On a pu dire que les républicains utilisaient les protestants parce qu’ils facilitaient l’implantation de l’école laïque. En effet, au début des années 1880, la hiérarchie catholique s’insurgeait contre une école « sans Dieu », et les protestants, par leur seule présence, étaient utiles aux républicains, montrant que l’école laïque n’est pas contre « la » religion. D’autant plus que ces protestants ne peuvent être confondus avec les positivistes (Gambetta, Littré, Ferry), ou les libres penseurs (Berthelot, Bert). Certes, ils sont anticléricaux, mais « leur laïcité est religieuse » (P. Cabanel, op. cit.). Si Buisson a éliminé de l’école toute l’histoire sainte, il ne cessera, comme Pécaut, de reconnaître le besoin religieux de l’homme : « un peuple ne vit pas d’arithmétique, de grammaire, de géographie ou de physique ; il a des besoins supérieurs qui demandent à être satisfaits ». La laïcité de ces protestants libéraux est profondément religieuse, mais d’une religion respectueuse de la liberté d’autrui. Leur religion est trop laïque pour la droite catholique, leur laïcité est trop religieuse pour la gauche agnostique.

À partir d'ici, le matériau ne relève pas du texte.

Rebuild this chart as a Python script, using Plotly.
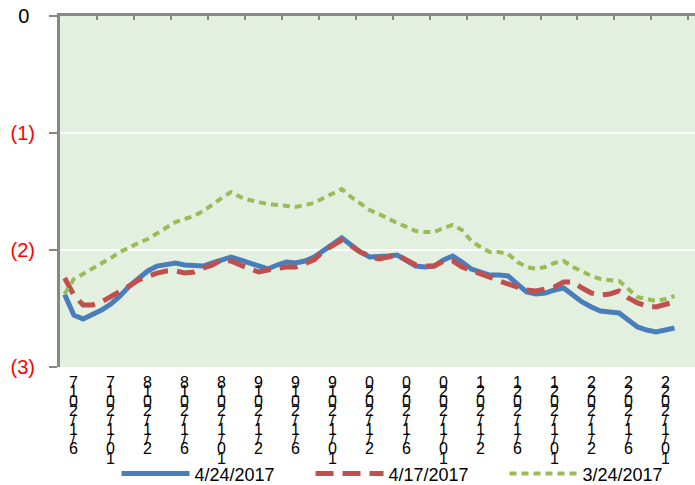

À partir des années 1890, l’influence protestante est moins significative. La laïcité s’impose plus nettement avec son exigence de neutralité, qui suppose de ne pas faire mention d’appartenance religieuse ou politique dans l’exercice de la profession d’enseignant. Avec Émile Combes, ancien séminariste devenu « monomane de l’anticléricalisme », « la possible évolution de la France vers une puissance laïque à l’anglo-saxonne, c’est-à-dire soucieuse de la neutralité de l’État et de l’école entre les diverses Églises ou sectes mais n’hésitant pas à affirmer sa croyance dans le Dieu des chrétiens, s’estompait » (P. Cabanel, op. cit.).
Enfin le protestants n’ont pas hésité à s’associer à des initiatives d’enseignement privé, dès lors qu’elles leur paraissaient fiables. Ils ont financé la création de l’École Alsacienne en 1870 et ont continué à le faire après les réformes de la IIIe République. Ils ont enseigné à l’École Libre des Sciences Politiques, fondée par Émile Boutmy en 1870.